The software, written in python and running on any OS that therefore supports the language–I have it on Linux at the moment, is just called Planet. It takes one or more RSS feeds, such as the feed from this very blog, and merges them into a single HTML file. The design looks not a whole lot different from most blogs–the entries are sorted latest first, by date, and optionally by feed, with individual headings indicating the start of a new segment. It looks incredibly customizeable, although I’ve not yet actually gotten much time to play with it–a disadvantage of all my current subscriptions being, as said before, on my computer at home which is precisely where I’m not.
All the HTML, XML, and other such files are built dynamicly every update from templates. Those templates contain the raw HTML or XML code, plus a few variables understood by the program for printing things such as the feed name, entry title, when it was posted, etc.
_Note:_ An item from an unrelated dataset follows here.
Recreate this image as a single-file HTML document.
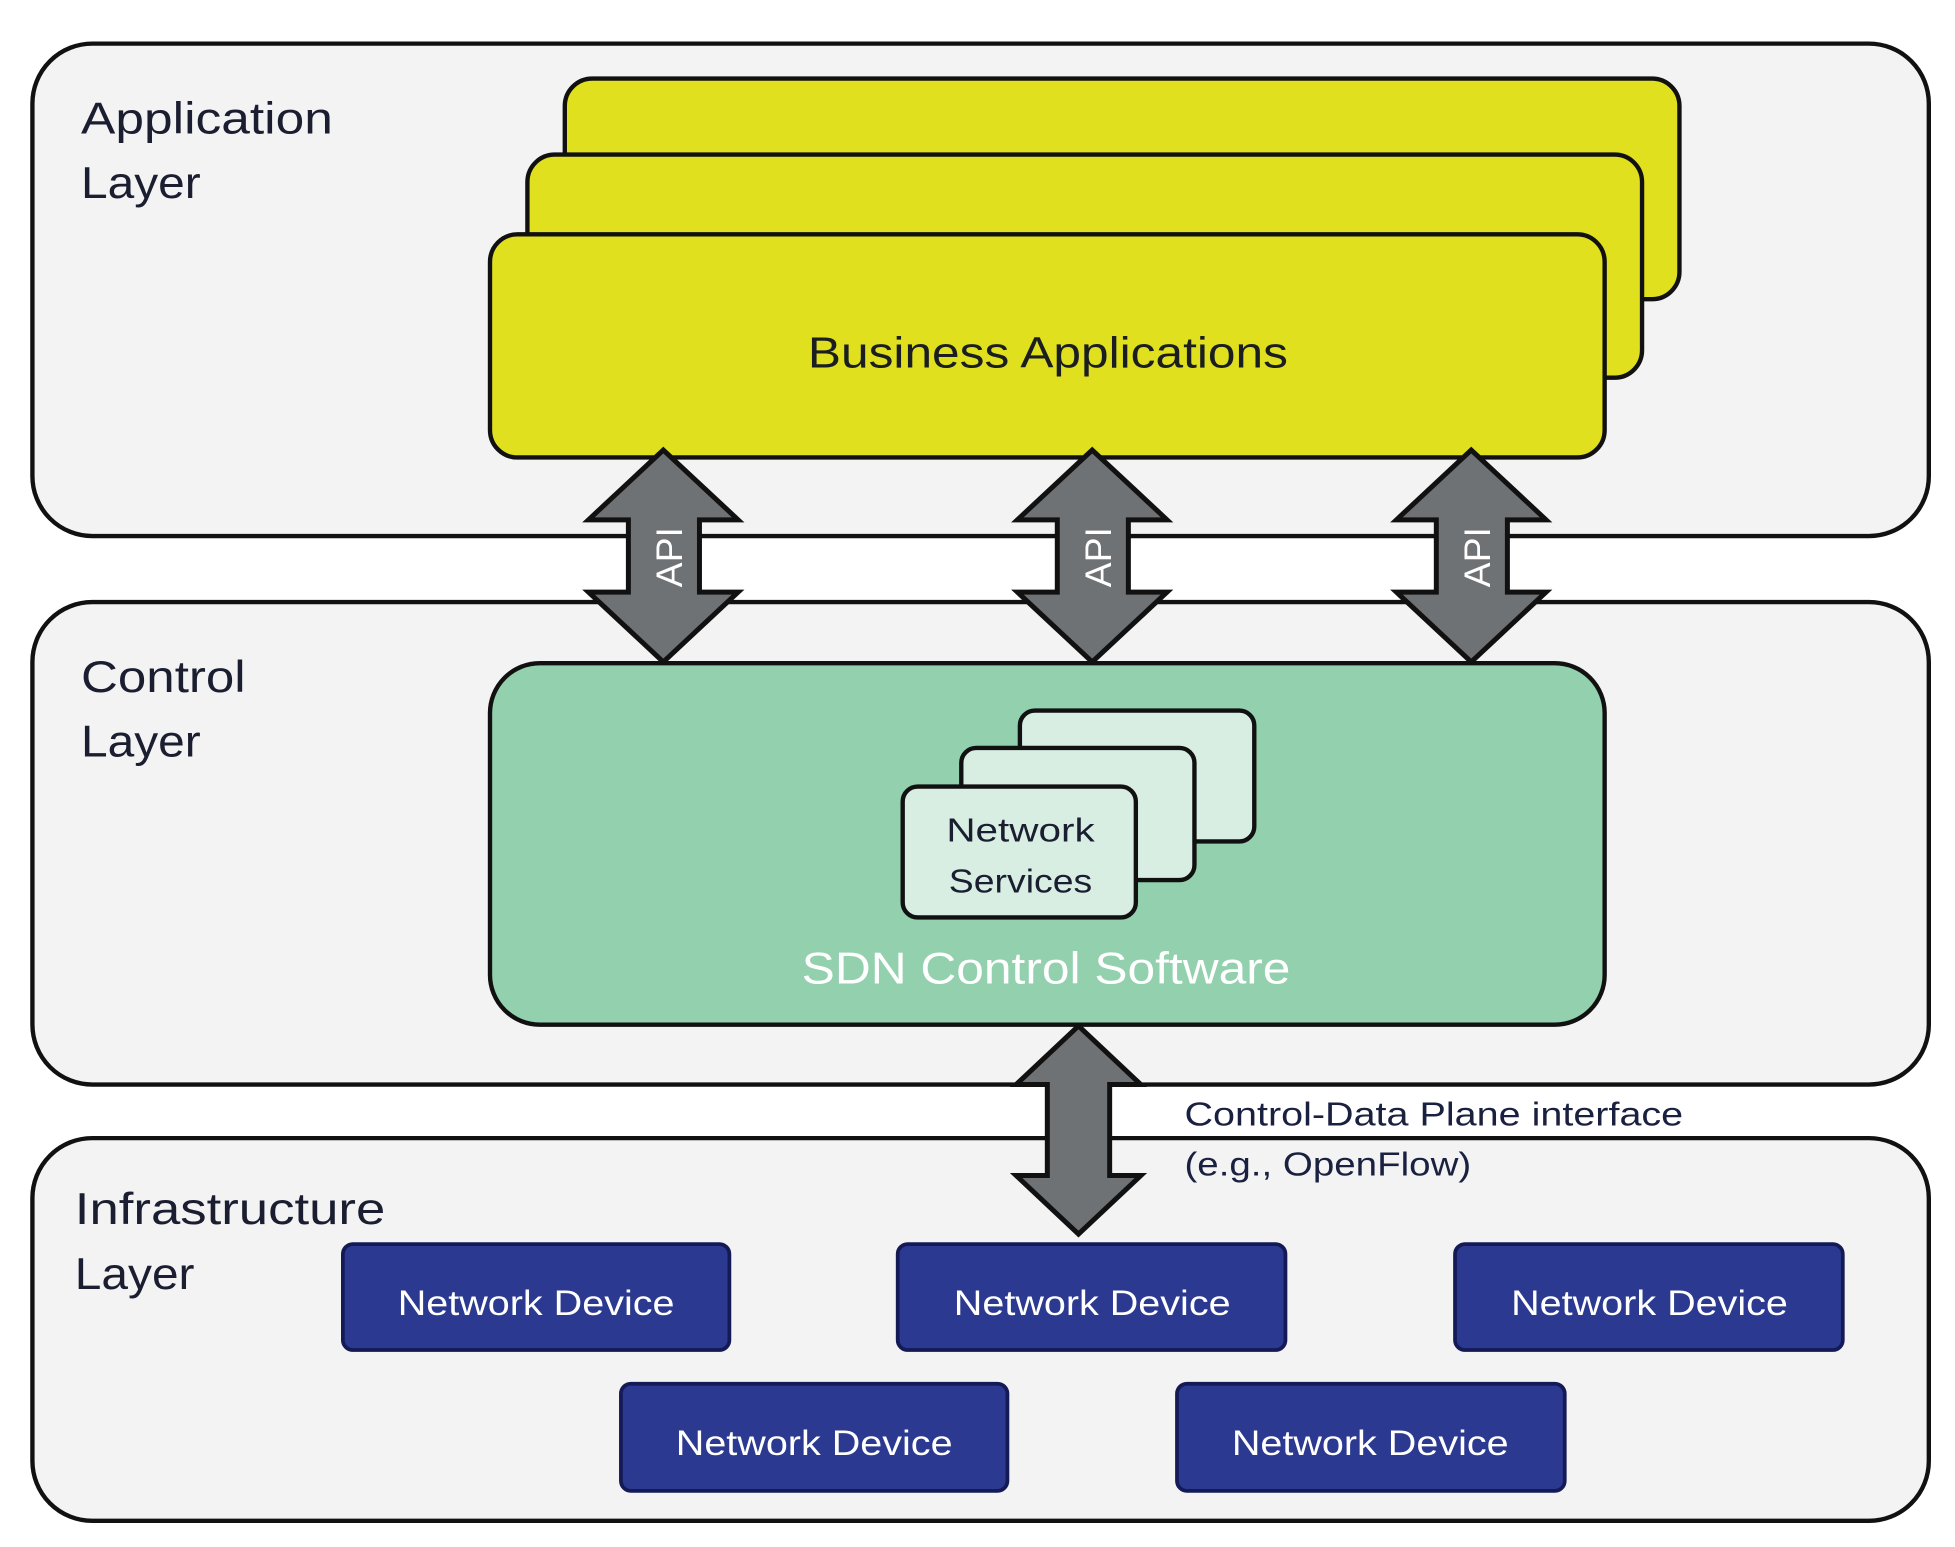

The program itself can be scheduled to run via Linux’s crontab command, or the Mac OS equivalent. Or, if you’re insane enough to have managed to get python running on Windows, you can suffer even more brain damage and update it via the task scheduler. I wouldn’t recommend it-windows has a nasty little habit of breaking task scheduler, but it’s your brain.
The only thing that would make me not recommend it for non-techy users is absolutely no problem for me–entirely manual instalation and configuration. Everything from determining how long between checks for new content–enter the crontab utility–to the addition of new feeds absolutely must be done by hand. Personally, even though it’s not really a huge problem for me, I’d still have much rathered it give you the option of just tossing it an OPML file and letting it draw the feed info from that. But then, I also have well over 100 feeds to transfer over when I get the time. Still, for what it does it looks highly promising. And, it can always go away if and when I find something better. But for now, it beats what’s currently out there for hosted solutions (No, FeedMyInbox, I don’t want to pay you $16 for the privelege of being able to have you email all my feeds to me. Sorry.). So, I’ll give it a try for a bit and either really love it or tos it out the nearest window. In the meantime, I have back entries of feeds to go through when I get home anyway, so I can take my time with the moving everything over to the new software. And it’ll definitely take its time.